Remember when I was scanning all that stuff for someone? Some of it was so interesting that I wrote about it here. Family history is fascinating, even when it isn't your own,
Now I'm up to the next stage of the project: getting that scanned stuff uploaded and available online for others. That's been the essential goal of this entire project: make it available to descendants.
There's more to uploading an image/document than one might think. Once it is added to the site, I also create relevant tags/keywords as well as a description of the item. In the end, you will be able to click on an ancestor in this database and see all the photos and records tied to him/her. Related items are also put in albums based on surname or a specific event.
I do all this for future and potential descendants of these ancestral lines. In the eighteen months I've been on this project, I've grown to know this family.
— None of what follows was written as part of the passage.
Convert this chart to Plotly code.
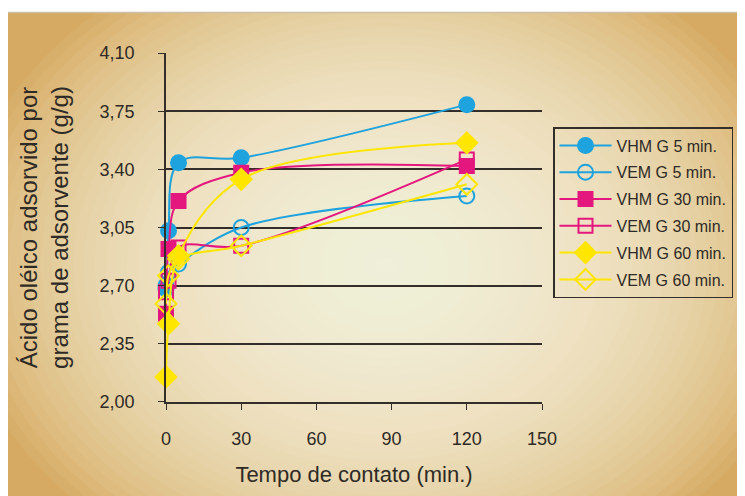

I can identify them in photos. I know their hobbies, professions, triumphs and tragedies. Through uploaded images, documents and stories, I make sure these things are known.
The challenge lately has been in determining what is upload-worthy and what is not. You're probably thinking I should upload everything in this collection, but that's a couple thousand items. Also, to be honest, some items are more interesting than others.
At this very moment, I'm uploading the historical items of a Methodist preacher. He. Saved. Everything. Every. Thing. Do I upload receipts? Hand written notes? Old bills? It depends.
Preacher man wrote little notes all over the place. And after he died someone saved them. The past couple weeks have been about deciding what is worth uploading to the family history website. The old train passes made the cut. They described his life as a traveling preacher. The bill from the church-book publisher did not. It provided no family history details, and there are better records of the preacher's writing career.
So that's what I've been up to lately. Making sure the preacher man's story is preserved, told and available for future generations.